National Dropout Prevention month is now behind us and it’s a good time to reflect on its meaning. Do you remember your high school graduation ceremony? Can you still feel the pride associated with closing the earliest educational chapters of your lives and embarking on the path toward your future?
For some students in Georgia, that is an experience they may never have in their lifetime. According to a press release from the Georgia Department of Education, the state’s graduation rate for 2015 was 78.8 percent. What motivates some young people to stick with school and successfully follow their dreams? One educator at Georgia Cyber Academy (GCA), Joan Wilson, shares her family’s story of how attending GCA changed their life and moved them all along the road to better things.
“Georgia Cyber Academy (GCA) has been an important part of my family’s life. Because of my varied experience with multiple schools as a child, I decided I wanted to provide more stability and personal involvement in my own children’s education. I feared it would be too difficult to make sure they were in a good school district with consistent education regardless of our location. That decision to put my children first led to me homeschooling and choosing to be a stay-at-home mom, regardless of the financial hardship it included.
In 2009, I heard of GCA. Both children (and myself) adjusted to the new way of online schooling. We enjoyed attending the school outings that provided the opportunity to meet other families and teachers in our school. We loved end of year in-person testing, as that was an added occasion for interaction. My children understood my passion for education and adopted that passion for themselves.
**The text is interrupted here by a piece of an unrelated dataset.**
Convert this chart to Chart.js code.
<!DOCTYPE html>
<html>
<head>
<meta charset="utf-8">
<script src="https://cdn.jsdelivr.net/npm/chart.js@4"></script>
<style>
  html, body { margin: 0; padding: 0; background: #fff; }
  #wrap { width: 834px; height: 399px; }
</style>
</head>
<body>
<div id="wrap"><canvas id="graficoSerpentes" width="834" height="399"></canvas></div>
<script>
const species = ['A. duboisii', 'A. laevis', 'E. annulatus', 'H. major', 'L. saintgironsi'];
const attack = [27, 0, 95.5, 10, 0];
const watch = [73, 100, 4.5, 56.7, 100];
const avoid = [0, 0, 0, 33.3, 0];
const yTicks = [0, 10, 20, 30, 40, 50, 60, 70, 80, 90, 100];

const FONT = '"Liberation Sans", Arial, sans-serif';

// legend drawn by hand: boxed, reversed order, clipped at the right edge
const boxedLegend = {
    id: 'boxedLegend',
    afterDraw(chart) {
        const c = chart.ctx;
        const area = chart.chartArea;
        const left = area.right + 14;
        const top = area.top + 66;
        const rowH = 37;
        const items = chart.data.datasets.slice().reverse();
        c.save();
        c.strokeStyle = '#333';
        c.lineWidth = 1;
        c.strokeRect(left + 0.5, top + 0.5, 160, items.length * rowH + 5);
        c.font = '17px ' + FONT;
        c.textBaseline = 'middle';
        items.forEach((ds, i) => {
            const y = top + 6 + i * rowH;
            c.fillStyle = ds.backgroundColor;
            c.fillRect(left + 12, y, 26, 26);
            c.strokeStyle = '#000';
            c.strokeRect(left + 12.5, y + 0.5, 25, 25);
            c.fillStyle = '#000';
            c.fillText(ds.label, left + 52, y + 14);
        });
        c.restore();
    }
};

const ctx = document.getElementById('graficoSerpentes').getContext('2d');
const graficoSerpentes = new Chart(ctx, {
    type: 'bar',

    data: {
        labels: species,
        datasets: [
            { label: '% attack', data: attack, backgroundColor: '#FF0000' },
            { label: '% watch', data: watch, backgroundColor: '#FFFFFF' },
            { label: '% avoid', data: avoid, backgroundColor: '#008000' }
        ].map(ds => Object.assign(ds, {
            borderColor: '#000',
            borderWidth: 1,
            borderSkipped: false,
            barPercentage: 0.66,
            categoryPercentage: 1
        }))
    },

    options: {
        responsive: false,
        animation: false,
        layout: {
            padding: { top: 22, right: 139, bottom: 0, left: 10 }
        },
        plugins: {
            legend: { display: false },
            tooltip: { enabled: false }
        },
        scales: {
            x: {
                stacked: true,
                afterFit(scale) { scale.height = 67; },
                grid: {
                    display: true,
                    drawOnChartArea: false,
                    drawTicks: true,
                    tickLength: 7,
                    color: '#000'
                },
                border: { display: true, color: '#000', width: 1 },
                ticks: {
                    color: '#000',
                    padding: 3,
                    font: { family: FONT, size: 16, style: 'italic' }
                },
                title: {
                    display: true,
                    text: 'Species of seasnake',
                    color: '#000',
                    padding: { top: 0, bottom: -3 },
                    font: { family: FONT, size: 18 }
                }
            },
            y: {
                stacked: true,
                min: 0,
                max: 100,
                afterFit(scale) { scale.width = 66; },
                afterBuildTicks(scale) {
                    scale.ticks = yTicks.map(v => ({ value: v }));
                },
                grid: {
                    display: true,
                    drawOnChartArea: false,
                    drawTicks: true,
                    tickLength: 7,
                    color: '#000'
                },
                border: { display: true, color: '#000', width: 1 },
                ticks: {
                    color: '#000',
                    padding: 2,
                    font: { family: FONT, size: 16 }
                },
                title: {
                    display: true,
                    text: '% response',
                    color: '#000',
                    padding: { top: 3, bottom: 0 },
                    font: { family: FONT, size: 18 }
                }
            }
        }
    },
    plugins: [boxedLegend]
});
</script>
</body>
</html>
My son, Ian, was part of the second graduating class at GCA, the Class of 2015. He was accepted at Kennesaw State University and is currently a sophomore. Ruthana, currently a junior at GCA, has thrived also. She participates in the dual enrollment programs and currently takes Spanish with GCA while attending Kennesaw State. The plan is to have as much college credit as possible when she gets her high school diploma—and possibly an associate’s degree– in 2018.”
Joan now works for Georgia Cyber Academy as part of the Family Academic Support Team (FAST). During her time working with the school, she has had the opportunity to aid other families and support them through this format of schooling. She transitioned to an advisor role in 2015 and worked solely with seniors. During this time, she researched how best to motivate seniors to graduate and understand the value of a high school diploma for their future.
Joan explains, “The Hope Scholarship offers opportunities for students with good grades, but if they don’t have those grades, the Hope Grant is an amazing opportunity to get state aid just by earning their diploma.” Joan adds that the value of educating her children with GCA and the personal enrichment from working with its families is immeasurable.